The point here is to distort the past for the purpose of flattening the present. All cultural distinctness in the colonial era, from the Quakers of Pennsylvania to the Puritans of New England to the Cavaliers of Virginia and South Carolina, is disingenuously put forward as evidence of a fractured cultural landscape in the English colonies, devoid of any cohesion around Christian identity or cultural norms. The virtue-signaling of the Quakers with their plain clothes, or the stubborn insistence of Lutheran immigrants on German-speaking ministers, is “no different from second- and third-generation young Americans today celebrating their Mexican, Korean, Somalian or other ancestries,” says Woodhouse.
It’s the kind of argument that sounds plausible in theory until someone actually tries to make it, at which point it sounds preposterous. Does anyone really believe that Minnesota’s unassimilated Somali immigrant population today is “no different” than the Lutheran Germans that settled in Minnesota in the mid-19th century simply because those first-wave Lutherans persisted for a time in speaking German?
The only reason to torture history like this is to degrade and ultimately destroy our Anglo-American inheritance. Woodhouse does it in the sophisticated version for the Times, but it’s basically the same thing as Mehdi Hasan’s crude assertion that Muslim slaves built America, or that if Christians are allowed to have their church bells Muslims should be allowed to blast their call to prayer through neighborhoods at all hours of the night.
But what Woodhouse and Hasan and everyone else on the left don’t seem to get is that the assertion of an Anglo-American cultural identity isn’t just for the white descendants of European colonists, it’s for every American citizen — especially for those outside the Anglo-American inheritance. Absent that inheritance, there is no way for Americans from all walks of life to live together in peace and dignity.

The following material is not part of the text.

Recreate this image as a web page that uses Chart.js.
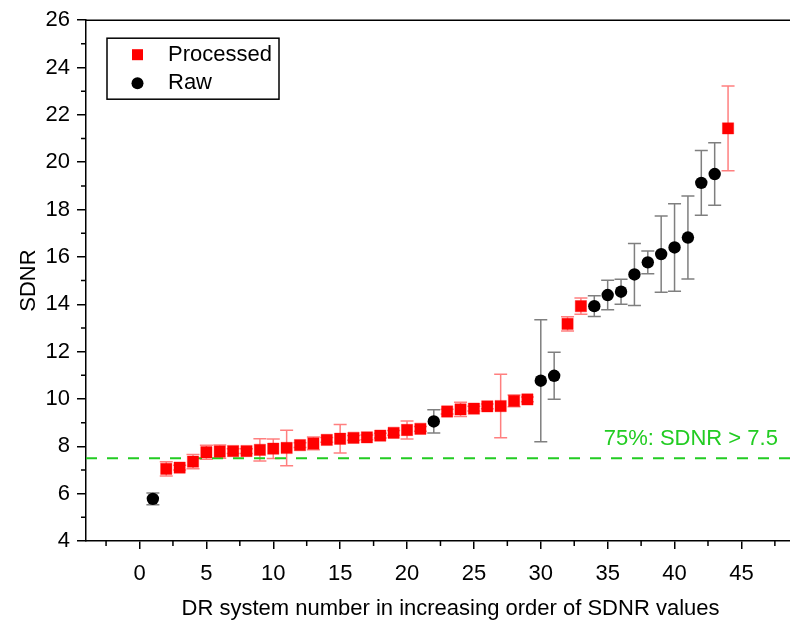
<!DOCTYPE html>
<html>
<head>
<meta charset="utf-8">
<script src="https://cdn.jsdelivr.net/npm/chart.js@4/dist/chart.umd.min.js"></script>
<style>
  html, body { margin: 0; padding: 0; background: #fff; }
  #wrap { width: 790px; height: 624px; overflow: hidden; position: relative; }
  canvas { display: block; }
</style>
</head>
<body>
<div id="wrap"><canvas id="chart" width="824" height="624"></canvas></div>
<script>
// DR systems sorted by SDNR; processed vs raw images
var processedNo = [2, 3, 4, 5, 6, 7, 8, 9, 10, 11, 12, 13, 14, 15, 16, 17, 18, 19, 20, 21,
                   23, 24, 25, 26, 27, 28, 29, 32, 33, 44];
var processedSdnr = [7.05, 7.1, 7.35, 7.75, 7.78, 7.8, 7.8, 7.85, 7.9, 7.93, 8.05, 8.12, 8.27, 8.32, 8.36,
                     8.38, 8.45, 8.57, 8.69, 8.74, 9.47, 9.56, 9.59, 9.69, 9.7, 9.92, 9.98, 13.17, 13.92, 21.43];
var processedErr = [0.3, 0.1, 0.3, 0.3, 0.28, 0.1, 0.1, 0.47, 0.41, 0.75, 0.1, 0.27, 0.1, 0.6, 0.1,
                    0.1, 0.1, 0.1, 0.38, 0.1, 0.1, 0.3, 0.1, 0.1, 1.34, 0.25, 0.1, 0.3, 0.34, 1.79];

var rawNo = [1, 22, 30, 31, 34, 35, 36, 37, 38, 39, 40, 41, 42, 43];
var rawSdnr = [5.78, 9.05, 10.77, 10.98, 13.92, 14.39, 14.53, 15.26, 15.77, 16.12, 16.4, 16.82, 19.13, 19.5];
var rawErr = [0.25, 0.49, 2.58, 0.99, 0.44, 0.62, 0.53, 1.31, 0.48, 1.61, 1.85, 1.75, 1.37, 1.32];

var threshold = 7.5;
var thresholdLabel = '75%: SDNR > 7.5';

var xMajorTicks = [0, 5, 10, 15, 20, 25, 30, 35, 40, 45];
var xMinorTicks = [-2.5, 2.5, 7.5, 12.5, 17.5, 22.5, 27.5, 32.5, 37.5, 42.5, 47.5];
var yMajorTicks = [4, 6, 8, 10, 12, 14, 16, 18, 20, 22, 24, 26];
var yMinorTicks = [5, 7, 9, 11, 13, 15, 17, 19, 21, 23, 25];

var FONT = 'Liberation Sans, Arial, sans-serif';
var GREEN = '#22cc22';

function toPoints(xs, ys) {
    return xs.map(function (x, i) { return { x: x, y: ys[i] }; });
}

var extras = {
    id: 'extras',
    beforeDatasetsDraw: function (chart) {
        var ctx = chart.ctx, xs = chart.scales.x, ys = chart.scales.y;
        // error bars
        chart.data.datasets.forEach(function (ds) {
            if (!ds.errors) return;
            ctx.save();
            ctx.strokeStyle = ds.errColor;
            ctx.lineWidth = 1.5;
            ds.data.forEach(function (p, i) {
                var px = xs.getPixelForValue(p.x);
                var top = ys.getPixelForValue(p.y + ds.errors[i]);
                var bot = ys.getPixelForValue(p.y - ds.errors[i]);
                ctx.beginPath();
                ctx.moveTo(px, top); ctx.lineTo(px, bot);
                ctx.moveTo(px - 6.5, top); ctx.lineTo(px + 6.5, top);
                ctx.moveTo(px - 6.5, bot); ctx.lineTo(px + 6.5, bot);
                ctx.stroke();
            });
            ctx.restore();
        });
    },
    afterDraw: function (chart) {
        var ctx = chart.ctx, xs = chart.scales.x, ys = chart.scales.y, a = chart.chartArea;
        ctx.save();
        ctx.strokeStyle = '#000';
        ctx.lineWidth = 1.5;
        // top frame line
        ctx.beginPath();
        ctx.moveTo(a.left, a.top); ctx.lineTo(a.right, a.top);
        ctx.stroke();
        // minor ticks
        ctx.beginPath();
        xMinorTicks.forEach(function (v) {
            var px = xs.getPixelForValue(v);
            ctx.moveTo(px, a.bottom); ctx.lineTo(px, a.bottom + 5);
        });
        yMinorTicks.forEach(function (v) {
            var py = ys.getPixelForValue(v);
            ctx.moveTo(a.left, py); ctx.lineTo(a.left - 5, py);
        });
        ctx.stroke();

        // threshold label
        ctx.fillStyle = GREEN;
        ctx.font = '22px ' + FONT;
        ctx.textAlign = 'left';
        ctx.textBaseline = 'middle';
        ctx.fillText(thresholdLabel, xs.getPixelForValue(34.7), ys.getPixelForValue(threshold + 0.82));

        // legend box
        var lx = a.left + 21, ly = a.top + 18, lw = 172, lh = 61;
        ctx.strokeStyle = '#000';
        ctx.lineWidth = 1.5;
        ctx.strokeRect(lx, ly, lw, lh);
        ctx.fillStyle = '#ff0000';
        ctx.fillRect(lx + 25, ly + 11, 11, 11);
        ctx.fillStyle = '#000';
        ctx.beginPath();
        ctx.arc(lx + 30.5, ly + 45, 6, 0, Math.PI * 2);
        ctx.fill();
        ctx.fillText('Processed', lx + 61, ly + 17);
        ctx.fillText('Raw', lx + 61, ly + 45);
        ctx.restore();
    }
};

var ctx = document.getElementById('chart').getContext('2d');
var chart = new Chart(ctx, {
    type: 'scatter',
    data: {
        datasets: [
            {
                label: 'Processed',
                data: toPoints(processedNo, processedSdnr),
                errors: processedErr,
                errColor: 'rgba(255,0,0,0.5)',
                pointStyle: 'rect',
                pointRadius: 8,
                pointHoverRadius: 8,
                backgroundColor: '#ff0000',
                borderColor: 'rgba(255,0,0,0.35)',
                borderWidth: 1,
                order: 1
            },
            {
                label: 'Raw',
                data: toPoints(rawNo, rawSdnr),
                errors: rawErr,
                errColor: 'rgba(0,0,0,0.5)',
                pointStyle: 'circle',
                pointRadius: 6.2,
                pointHoverRadius: 6.2,
                backgroundColor: '#000',
                borderColor: '#000',
                borderWidth: 0,
                order: 0
            },
            {
                type: 'line',
                label: 'threshold',
                data: [{ x: -4, y: threshold }, { x: 50.5, y: threshold }],
                borderColor: GREEN,
                borderWidth: 2,
                borderDash: [11, 10],
                pointRadius: 0,
                fill: false,
                order: 2
            }
        ]
    },
    options: {
        responsive: false,
        animation: false,
        layout: { padding: { top: 20, right: 0, left: 0, bottom: 0 } },
        plugins: {
            legend: { display: false },
            tooltip: { enabled: false }
        },
        scales: {
            x: {
                type: 'linear',
                min: -4,
                max: 50.5,
                afterBuildTicks: function (s) {
                    s.ticks = xMajorTicks.map(function (v) { return { value: v }; });
                },
                afterFit: function (s) { s.height = 83; },
                ticks: {
                    color: '#000',
                    font: { family: FONT, size: 22 },
                    padding: 12,
                    maxRotation: 0
                },
                grid: {
                    display: true,
                    drawOnChartArea: false,
                    drawTicks: true,
                    tickLength: 8,
                    color: '#000',
                    lineWidth: 1.5
                },
                border: { display: true, color: '#000', width: 1.5 },
                title: {
                    display: true,
                    text: 'DR system number in increasing order of SDNR values',
                    color: '#000',
                    font: { family: FONT, size: 22 },
                    padding: { top: 0, bottom: 2 }
                }
            },
            y: {
                min: 4,
                max: 26,
                afterBuildTicks: function (s) {
                    s.ticks = yMajorTicks.map(function (v) { return { value: v }; });
                },
                afterFit: function (s) { s.width = 86; },
                ticks: {
                    color: '#000',
                    font: { family: FONT, size: 22 },
                    padding: 7
                },
                grid: {
                    display: true,
                    drawOnChartArea: false,
                    drawTicks: true,
                    tickLength: 9,
                    color: '#000',
                    lineWidth: 1.5
                },
                border: { display: true, color: '#000', width: 1.5 },
                title: {
                    display: true,
                    text: 'SDNR',
                    color: '#000',
                    font: { family: FONT, size: 22 },
                    padding: { top: 16, bottom: 0 }
                }
            }
        }
    },
    plugins: [extras]
});
</script>
</body>
</html>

Without it, we will be left with nothing but warring tribes and competing cultural identities. Arguably those who come to our country from alien cultures have the most to gain by America’s embrace of its western cultural heritage. It’s the one thing that will protect them from the end-state of true multiculturalism, which is the extermination of one tribe by another, the unending cycle of clan violence that still defines much of the non-western world. It hardly needs to be said that in such societies, the only thing that keeps sectarian violence at bay is the heavy hand of the state, which in order to maintain peace cannot allow liberty.
The genius of our American nation is that we figured out how to maintain both peace and liberty. We didn’t do that thanks to some form of proto-multiculturalism, but thanks to the civilizational inheritance we received from our English fathers and Christian Europe. Only by preserving that inheritance can America continue to be a land of peace and liberty for all those who come here and make it their home.